- Board could wait until after Dimon leaves for implementation
- Shareholders also urge bank to adopt tougher pay clawbacks
JPMorgan Chase & Co. shareholders are proposing the firm consider requiring an independent chairman, and they asked the bank to review whether divesting non-core businesses would improve returns.
The board could wait until after Jamie Dimon, who holds both the chairman and chief executive officer titles, leaves the company before implementing the plan, according to a list of shareholder proposals the New York-based bank disclosed Thursday in its proxy filing.
JPMorgan advised shareholders to vote against both proposals, as well as a clawback amendment that would defer compensation for 10 years to help satisfy any monetary penalty associated with violations of the law.

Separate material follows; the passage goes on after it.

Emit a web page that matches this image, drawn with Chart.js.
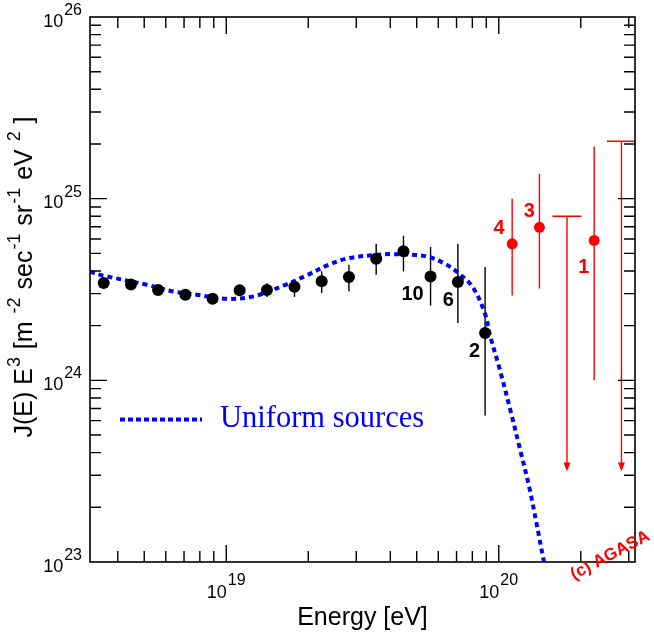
<!DOCTYPE html>
<html>
<head>
<meta charset="utf-8">
<script src="https://cdn.jsdelivr.net/npm/chart.js@4.4.1/dist/chart.umd.min.js"></script>
<style>
  html, body { margin: 0; padding: 0; background: #fff; }
  #wrap { width: 654px; height: 632px; }
</style>
</head>
<body>
<div id="wrap"><canvas id="spectrum" width="654" height="632"></canvas></div>
<script>
// AGASA spectrum, J(E) E^3 vs energy
const binEnergies = [3.55e18, 4.47e18, 5.62e18, 7.08e18, 8.91e18, 1.12e19, 1.41e19, 1.78e19,
                     2.24e19, 2.82e19, 3.55e19, 4.47e19, 5.62e19, 7.08e19, 8.91e19];
const binFlux     = [3.43e24, 3.37e24, 3.14e24, 2.96e24, 2.81e24, 3.13e24, 3.14e24, 3.27e24,
                     3.51e24, 3.71e24, 4.67e24, 5.13e24, 3.73e24, 3.48e24, 1.82e24];
const binLow      = [3.27e24, 3.21e24, 2.99e24, 2.82e24, 2.67e24, 2.96e24, 2.88e24, 2.88e24,
                     3.03e24, 3.09e24, 3.81e24, 3.98e24, 2.58e24, 2.07e24, 6.41e23];
const binHigh     = [3.60e24, 3.54e24, 3.30e24, 3.11e24, 2.95e24, 3.31e24, 3.42e24, 3.58e24,
                     3.98e24, 4.33e24, 5.65e24, 6.25e24, 5.42e24, 5.65e24, 4.21e24];
const binTags     = { 12: '10', 13: '6', 14: '2' };

const topEnergies = [1.12e20, 1.41e20, 2.24e20];
const topFlux     = [5.64e24, 6.95e24, 5.89e24];
const topLow      = [2.93e24, 3.20e24, 1.00e24];
const topHigh     = [1.00e25, 1.37e25, 1.94e25];
const topTags     = ['4', '3', '1'];

const limitEnergies = [1.78e20, 2.82e20];
const limitFlux     = [8.0e24, 2.07e25];
const limitArrowTo  = 3.15e23;

// "Uniform sources" model curve
const modelEnergies = [3.16e18, 3.54e18, 5.11e18, 6.40e18, 7.78e18, 1.00e19, 1.26e19, 1.62e19,
                       1.97e19, 2.37e19, 2.77e19, 3.56e19, 4.10e19, 5.43e19, 6.44e19, 7.19e19,
                       8.05e19, 8.89e19, 9.31e19, 1.01e20, 1.11e20, 1.19e20, 1.30e20, 1.46e20, 1.50e20];
const modelFlux     = [3.96e24, 3.77e24, 3.36e24, 3.08e24, 2.96e24, 2.81e24, 2.90e24, 3.32e24,
                       3.78e24, 4.32e24, 4.68e24, 4.91e24, 4.95e24, 4.81e24, 4.33e24, 3.84e24,
                       3.24e24, 2.34e24, 1.75e24, 1.14e24, 6.61e23, 4.32e23, 2.50e23, 1.03e23, 8.5e22];
const modelLabel = 'Uniform sources';

const xRange = [3.1623e18, 3.1623e20];
const yRange = [1e23, 1e26];
const xMajorTicks = [1e19, 1e20];
const xTickExps = ['19', '20'];
const yMajorTicks = [1e23, 1e24, 1e25, 1e26];
const yTickExps = ['23', '24', '25', '26'];

const SANS = '"Liberation Sans", Arial, Helvetica, sans-serif';
const RED = '#ff0000';
const BLUE = '#0000ff';

function pairs(xs, ys) {
  return xs.map((x, i) => ({ x: x, y: ys[i] }));
}

// base "10" with a raised exponent, x = left edge
function drawPower(ctx, exp, x, baseY, supY) {
  ctx.font = '18px ' + SANS;
  ctx.textAlign = 'left';
  ctx.textBaseline = 'alphabetic';
  ctx.fillText('10', x, baseY);
  const wb = ctx.measureText('10').width;
  ctx.font = '16px ' + SANS;
  ctx.fillText(exp, x + wb + 1, supY);
}
function powerWidth(ctx, exp) {
  ctx.font = '18px ' + SANS;
  const wb = ctx.measureText('10').width;
  ctx.font = '16px ' + SANS;
  return wb + 1 + ctx.measureText(exp).width;
}

const decorations = {
  id: 'decorations',
  beforeDatasetsDraw(chart) {
    const ctx = chart.ctx, xs = chart.scales.x, ys = chart.scales.y, a = chart.chartArea;
    ctx.save();
    ctx.beginPath();
    ctx.rect(a.left, a.top, a.right - a.left, a.bottom - a.top);
    ctx.clip();
    ctx.lineWidth = 1.4;
    ctx.strokeStyle = '#000';
    binEnergies.forEach((e, i) => {
      const px = xs.getPixelForValue(e);
      ctx.beginPath();
      ctx.moveTo(px, ys.getPixelForValue(binLow[i]));
      ctx.lineTo(px, ys.getPixelForValue(binHigh[i]));
      ctx.stroke();
    });
    ctx.strokeStyle = RED;
    ctx.fillStyle = RED;
    topEnergies.forEach((e, i) => {
      const px = xs.getPixelForValue(e);
      ctx.beginPath();
      ctx.moveTo(px, ys.getPixelForValue(topLow[i]));
      ctx.lineTo(px, ys.getPixelForValue(topHigh[i]));
      ctx.stroke();
    });
    limitEnergies.forEach((e, i) => {
      const px = xs.getPixelForValue(e);
      const py = ys.getPixelForValue(limitFlux[i]);
      const pe = ys.getPixelForValue(limitArrowTo);
      ctx.beginPath();
      ctx.moveTo(px - 14.5, py);
      ctx.lineTo(px + 14.5, py);
      ctx.moveTo(px, py);
      ctx.lineTo(px, pe - 6);
      ctx.stroke();
      ctx.beginPath();
      ctx.moveTo(px - 3.5, pe - 9);
      ctx.lineTo(px + 3.5, pe - 9);
      ctx.lineTo(px, pe);
      ctx.closePath();
      ctx.fill();
    });
    ctx.restore();
  },
  afterDraw(chart) {
    const ctx = chart.ctx, xs = chart.scales.x, ys = chart.scales.y, a = chart.chartArea;
    ctx.save();
    // frame
    ctx.strokeStyle = '#000';
    ctx.lineWidth = 1.6;
    ctx.strokeRect(a.left, a.top, a.right - a.left, a.bottom - a.top);
    // inward ticks on all four sides
    ctx.lineWidth = 1.4;
    ctx.beginPath();
    for (let n = 18; n <= 20; n++) {
      for (let k = 1; k <= 9; k++) {
        const v = k * Math.pow(10, n);
        if (v <= xRange[0] || v >= xRange[1]) continue;
        const px = xs.getPixelForValue(v);
        const len = k === 1 ? 17 : 11;
        ctx.moveTo(px, a.bottom); ctx.lineTo(px, a.bottom - len);
        ctx.moveTo(px, a.top); ctx.lineTo(px, a.top + len);
      }
    }
    for (let n = 23; n <= 25; n++) {
      for (let k = 1; k <= 9; k++) {
        const v = k * Math.pow(10, n);
        const py = ys.getPixelForValue(v);
        const len = k === 1 ? 17 : 11;
        if (k === 1 && n === 23) continue;
        ctx.moveTo(a.left, py); ctx.lineTo(a.left + len, py);
        ctx.moveTo(a.right, py); ctx.lineTo(a.right - len, py);
      }
    }
    ctx.stroke();

    // tick labels
    ctx.fillStyle = '#000';
    xMajorTicks.forEach((v, i) => {
      const px = xs.getPixelForValue(v);
      const w = powerWidth(ctx, xTickExps[i]);
      drawPower(ctx, xTickExps[i], px - w / 2, a.bottom + 36, a.bottom + 23);
    });
    yMajorTicks.forEach((v, i) => {
      const py = ys.getPixelForValue(v);
      const w = powerWidth(ctx, yTickExps[i]);
      drawPower(ctx, yTickExps[i], a.left - 8 - w, py + 9.5, py - 2);
    });

    // axis titles
    ctx.font = '25px ' + SANS;
    ctx.textAlign = 'center';
    ctx.textBaseline = 'alphabetic';
    ctx.fillText('Energy [eV]', (a.left + a.right) / 2, 625);

    const parts = [['J(E) E', 0], ['3', 1], [' [m ', 0], ['-2', 1], [' sec', 0], ['-1', 1],
                   [' sr', 0], ['-1', 1], [' eV ', 0], ['2', 1], [' ]', 0]];
    const mainFont = '25px ' + SANS, supFont = '18px ' + SANS;
    let total = 0;
    parts.forEach(p => { ctx.font = p[1] ? supFont : mainFont; total += ctx.measureText(p[0]).width + (p[1] ? 2 : 0); });
    ctx.translate(32, 277);
    ctx.rotate(-Math.PI / 2);
    ctx.textAlign = 'left';
    let cx = -total / 2;
    parts.forEach(p => {
      ctx.font = p[1] ? supFont : mainFont;
      if (p[1]) cx += 1;
      ctx.fillText(p[0], cx, p[1] ? -12 : 0);
      cx += ctx.measureText(p[0]).width + (p[1] ? 1 : 0);
    });
    ctx.setTransform(1, 0, 0, 1, 0, 0);
    ctx.restore();
    ctx.save();

    // point tags
    ctx.font = 'bold 20px ' + SANS;
    ctx.textAlign = 'center';
    ctx.textBaseline = 'middle';
    ctx.fillStyle = '#000';
    const tagOffsets = { 12: [-18, 18], 13: [-9.5, 18.5], 14: [-10.5, 18.5] };
    Object.keys(binTags).forEach(i => {
      const px = xs.getPixelForValue(binEnergies[i]), py = ys.getPixelForValue(binFlux[i]);
      ctx.fillText(binTags[i], px + tagOffsets[i][0], py + tagOffsets[i][1]);
    });
    ctx.fillStyle = RED;
    const topOffsets = [[-13, -15], [-10, -16], [-10.5, 27.5]];
    topTags.forEach((t, i) => {
      const px = xs.getPixelForValue(topEnergies[i]), py = ys.getPixelForValue(topFlux[i]);
      ctx.fillText(t, px + topOffsets[i][0], py + topOffsets[i][1]);
    });

    // legend for the model curve
    ctx.strokeStyle = BLUE;
    ctx.lineWidth = 4;
    ctx.setLineDash([5, 3]);
    ctx.beginPath();
    ctx.moveTo(120, 419.5);
    ctx.lineTo(202, 419.5);
    ctx.stroke();
    ctx.setLineDash([]);
    ctx.fillStyle = BLUE;
    ctx.font = '30.5px "Liberation Serif", "Times New Roman", serif';
    ctx.textAlign = 'left';
    ctx.textBaseline = 'alphabetic';
    ctx.fillText(modelLabel, 220, 427);

    // watermark
    ctx.translate(574, 580);
    ctx.rotate(-28 * Math.PI / 180);
    ctx.fillStyle = RED;
    ctx.font = 'bold 17px ' + SANS;
    ctx.fillText('(c) AGASA', 0, 0);
    ctx.restore();
  }
};

new Chart(document.getElementById('spectrum'), {
  type: 'scatter',
  data: {
    datasets: [
      {
        label: 'AGASA',
        data: pairs(binEnergies, binFlux),
        pointRadius: 6,
        pointBackgroundColor: '#000',
        pointBorderWidth: 0,
        order: 0
      },
      {
        label: 'AGASA high',
        data: pairs(topEnergies, topFlux),
        pointRadius: 5.5,
        pointBackgroundColor: RED,
        pointBorderWidth: 0,
        order: 0
      },
      {
        type: 'line',
        label: modelLabel,
        data: pairs(modelEnergies, modelFlux),
        borderColor: BLUE,
        borderWidth: 4,
        borderDash: [5, 4],
        pointRadius: 0,
        fill: false,
        tension: 0.35,
        order: 1
      }
    ]
  },
  options: {
    responsive: false,
    animation: false,
    layout: { padding: { left: 90, top: 17, right: 19, bottom: 70 } },
    plugins: { legend: { display: false }, tooltip: { enabled: false } },
    scales: {
      x: { type: 'logarithmic', min: xRange[0], max: xRange[1], display: false },
      y: { type: 'logarithmic', min: yRange[0], max: yRange[1], display: false }
    }
  },
  plugins: [decorations]
});
</script>
</body>
</html>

Directors reviewed the leadership structure earlier this year and determined that “combining the roles of chairman and CEO, together with a strong lead independent director, continues to provide the appropriate leadership and oversight of the firm,” according to the filing.
The breakup proposal would require JPMorgan to explore options to split the bank into two or more companies, with one focused on basic business and consumer lending and the other retaining the investment-banking and trading operations.
“We recognize management opposes a breakup on the grounds of value generated by scale and synergy,” proponents said, according to the proxy. “Ideally, such arguments will withstand the scrutiny of an independent study.”